Problem statement: Leave out the pictures and transcribe everything else exactly.

Data section:
☆ ☆ ☆ ☆ ☆

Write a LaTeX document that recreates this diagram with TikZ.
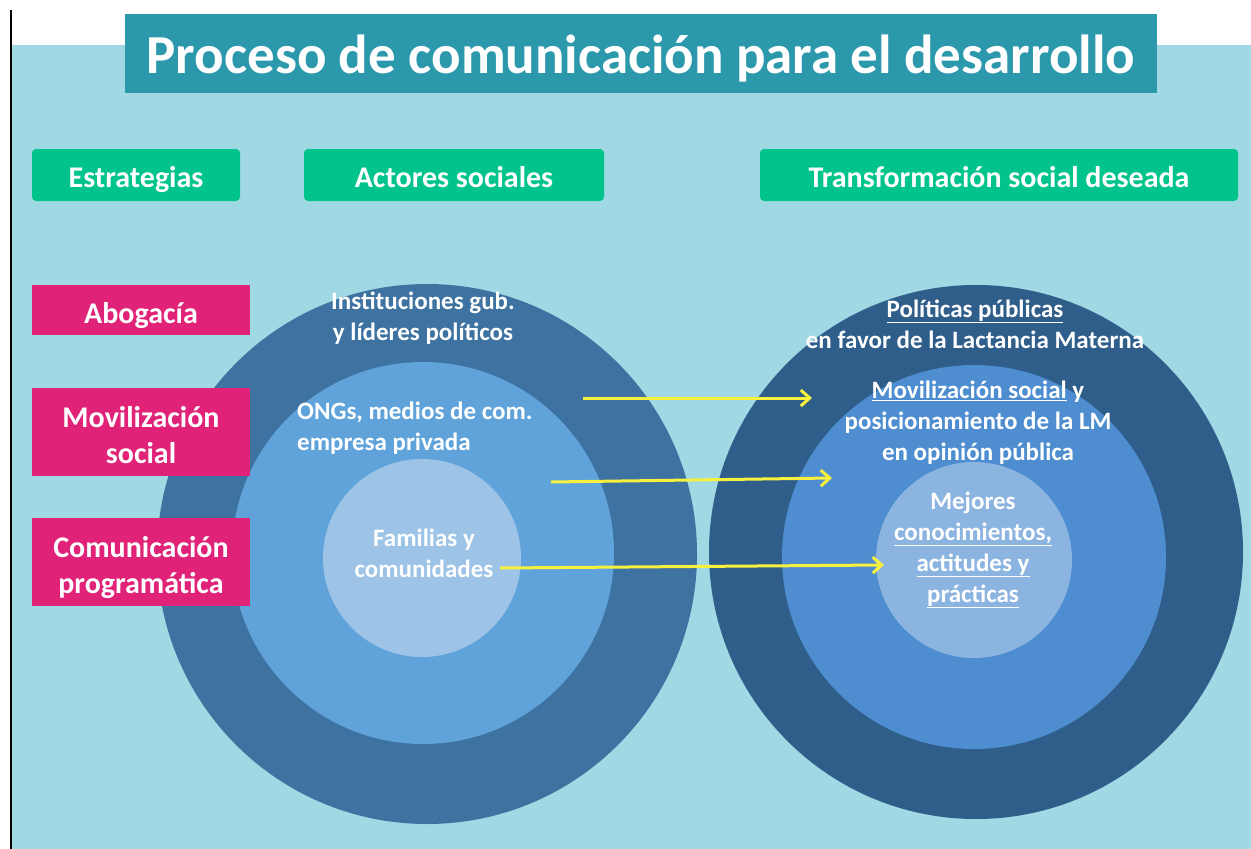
\documentclass[tikz,border=0pt]{standalone}
\usepackage{fontspec}
\setmainfont{Carlito}
\usepackage{tikz}
\usetikzlibrary{arrows.meta,positioning}
\definecolor{bgblue}{HTML}{A0D9E4}
\definecolor{titleblue}{HTML}{2B98AB}
\definecolor{headgreen}{HTML}{00C48C}
\definecolor{stratpink}{HTML}{E02378}
\definecolor{louter}{HTML}{3E72A0}
\definecolor{lmid}{HTML}{5FA3DA}
\definecolor{linner}{HTML}{9DC3E7}
\definecolor{router}{HTML}{2F5E8B}
\definecolor{rmid}{HTML}{4E8ED0}
\definecolor{rinner}{HTML}{8CB4E1}
\definecolor{arrowyellow}{HTML}{F7F03C}
\tikzstyle{header} = [rectangle, fill=headgreen, text=white, rounded corners=4pt,
    minimum height=52pt, inner sep=0pt, text height=28pt, text depth=4pt,
    font=\fontsize{30}{36}\selectfont\bfseries]
\tikzstyle{strategy} = [rectangle, fill=stratpink, text=white, minimum width=218pt,
    inner sep=0pt, align=center, text depth=4pt, font=\fontsize{30}{36}\selectfont\bfseries]
\tikzstyle{ring} = [circle, inner sep=0pt]
\tikzstyle{label} = [text=white, align=center, inner sep=0pt,
    font=\fontsize{25}{31}\selectfont\bfseries]
\tikzstyle{line} = [draw=arrowyellow, line width=3pt,
    -{Straight Barb[length=9pt,width=16pt,line width=3pt]}]

\begin{document}
\begin{tikzpicture}[x=1pt,y=-1pt]
        \useasboundingbox (0,0) rectangle (1251,849);
        % Background
        \fill[bgblue] (12,45) rectangle (1251,849);
        \draw[black, line width=1.5pt] (11,10) -- (11,849);
        % Title
        \node [rectangle, fill=titleblue, text=white, minimum width=1032pt, minimum height=79pt,
            inner sep=0pt, text height=45pt, text depth=6pt,
            font=\fontsize{55}{60}\selectfont\bfseries] (title) at (641,53.5)
            {Proceso de comunicación para el desarrollo};
        % Headers
        \node [header, minimum width=208pt] (Estr) at (136,175) {Estrategias};
        \node [header, minimum width=300pt] (Actor) at (454,175) {Actores sociales};
        \node [header, minimum width=478pt] (Transf) at (999,175) {Transformación social deseada};
        % Circles
        \node [ring, fill=louter, minimum size=540pt] (LOut) at (427,554) {};
        \node [ring, fill=lmid, minimum size=382pt] (LMid) at (423,553) {};
        \node [ring, fill=linner, minimum size=198pt] (LIn) at (422,558) {};
        \node [ring, fill=router, minimum size=534pt] (ROut) at (976,552) {};
        \node [ring, fill=rmid, minimum size=384pt] (RMid) at (974,557) {};
        \node [ring, fill=rinner, minimum size=196pt] (RIn) at (974,560) {};
        % Strategies
        \node [strategy, minimum height=50pt, text height=30pt] (Abog) at (141,310) {Abogacía};
        \node [strategy, minimum height=88pt, text height=66pt] (Movil) at (141,432) {Movilización\\social};
        \node [strategy, minimum height=88pt, text height=66pt] (Comun) at (141,562) {Comunicación\\programática};
        % Actors
        \node [label] (Inst) at (423,318) {Instituciones gub.\\y líderes políticos};
        \node [label, align=left, anchor=west] (ONG) at (297,428) {ONGs, medios de com.\\empresa privada};
        \node [label] (Fam) at (424,553) {Familias y\\comunidades};
        % Outcomes
        \node [label] (Pol) at (975,324) {\underline{Políticas públicas}\\en favor de la Lactancia Materna};
        \node [label] (MovS) at (978,423) {\underline{Movilización social} y\\posicionamiento de la LM\\en opinión pública};
        \node [label] (Mej) at (973,550) {Mejores\\\underline{conocimientos,}\\\underline{actitudes y}\\\underline{prácticas}};
        % Arrows
        \coordinate (a1s) at (583,398);
        \coordinate (a1e) at (812,398);
        \coordinate (a2s) at (551,482);
        \coordinate (a2e) at (832,478);
        \coordinate (a3s) at (500,568);
        \coordinate (a3e) at (884,565);
        \path [line] (a1s) -- (a1e);
        \path [line] (a2s) -- (a2e);
        \path [line] (a3s) -- (a3e);
    \end{tikzpicture}
\end{document}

☆ ☆ ☆ ☆ ☆

Output of the exercise:
Write a LaTeX document that recreates this diagram with TikZ.
\documentclass[tikz,border=0pt]{standalone}
\usepackage{fontspec}
\setmainfont{Carlito}
\usepackage{tikz}
\usetikzlibrary{arrows.meta,positioning}
\definecolor{bgblue}{HTML}{A0D9E4}
\definecolor{titleblue}{HTML}{2B98AB}
\definecolor{headgreen}{HTML}{00C48C}
\definecolor{stratpink}{HTML}{E02378}
\definecolor{louter}{HTML}{3E72A0}
\definecolor{lmid}{HTML}{5FA3DA}
\definecolor{linner}{HTML}{9DC3E7}
\definecolor{router}{HTML}{2F5E8B}
\definecolor{rmid}{HTML}{4E8ED0}
\definecolor{rinner}{HTML}{8CB4E1}
\definecolor{arrowyellow}{HTML}{F7F03C}
\tikzstyle{header} = [rectangle, fill=headgreen, text=white, rounded corners=4pt,
    minimum height=52pt, inner sep=0pt, text height=28pt, text depth=4pt,
    font=\fontsize{30}{36}\selectfont\bfseries]
\tikzstyle{strategy} = [rectangle, fill=stratpink, text=white, minimum width=218pt,
    inner sep=0pt, align=center, text depth=4pt, font=\fontsize{30}{36}\selectfont\bfseries]
\tikzstyle{ring} = [circle, inner sep=0pt]
\tikzstyle{label} = [text=white, align=center, inner sep=0pt,
    font=\fontsize{25}{31}\selectfont\bfseries]
\tikzstyle{line} = [draw=arrowyellow, line width=3pt,
    -{Straight Barb[length=9pt,width=16pt,line width=3pt]}]

\begin{document}
\begin{tikzpicture}[x=1pt,y=-1pt]
        \useasboundingbox (0,0) rectangle (1251,849);
        % Background
        \fill[bgblue] (12,45) rectangle (1251,849);
        \draw[black, line width=1.5pt] (11,10) -- (11,849);
        % Title
        \node [rectangle, fill=titleblue, text=white, minimum width=1032pt, minimum height=79pt,
            inner sep=0pt, text height=45pt, text depth=6pt,
            font=\fontsize{55}{60}\selectfont\bfseries] (title) at (641,53.5)
            {Proceso de comunicación para el desarrollo};
        % Headers
        \node [header, minimum width=208pt] (Estr) at (136,175) {Estrategias};
        \node [header, minimum width=300pt] (Actor) at (454,175) {Actores sociales};
        \node [header, minimum width=478pt] (Transf) at (999,175) {Transformación social deseada};
        % Circles
        \node [ring, fill=louter, minimum size=540pt] (LOut) at (427,554) {};
        \node [ring, fill=lmid, minimum size=382pt] (LMid) at (423,553) {};
        \node [ring, fill=linner, minimum size=198pt] (LIn) at (422,558) {};
        \node [ring, fill=router, minimum size=534pt] (ROut) at (976,552) {};
        \node [ring, fill=rmid, minimum size=384pt] (RMid) at (974,557) {};
        \node [ring, fill=rinner, minimum size=196pt] (RIn) at (974,560) {};
        % Strategies
        \node [strategy, minimum height=50pt, text height=30pt] (Abog) at (141,310) {Abogacía};
        \node [strategy, minimum height=88pt, text height=66pt] (Movil) at (141,432) {Movilización\\social};
        \node [strategy, minimum height=88pt, text height=66pt] (Comun) at (141,562) {Comunicación\\programática};
        % Actors
        \node [label] (Inst) at (423,318) {Instituciones gub.\\y líderes políticos};
        \node [label, align=left, anchor=west] (ONG) at (297,428) {ONGs, medios de com.\\empresa privada};
        \node [label] (Fam) at (424,553) {Familias y\\comunidades};
        % Outcomes
        \node [label] (Pol) at (975,324) {\underline{Políticas públicas}\\en favor de la Lactancia Materna};
        \node [label] (MovS) at (978,423) {\underline{Movilización social} y\\posicionamiento de la LM\\en opinión pública};
        \node [label] (Mej) at (973,550) {Mejores\\\underline{conocimientos,}\\\underline{actitudes y}\\\underline{prácticas}};
        % Arrows
        \coordinate (a1s) at (583,398);
        \coordinate (a1e) at (812,398);
        \coordinate (a2s) at (551,482);
        \coordinate (a2e) at (832,478);
        \coordinate (a3s) at (500,568);
        \coordinate (a3e) at (884,565);
        \path [line] (a1s) -- (a1e);
        \path [line] (a2s) -- (a2e);
        \path [line] (a3s) -- (a3e);
    \end{tikzpicture}
\end{document}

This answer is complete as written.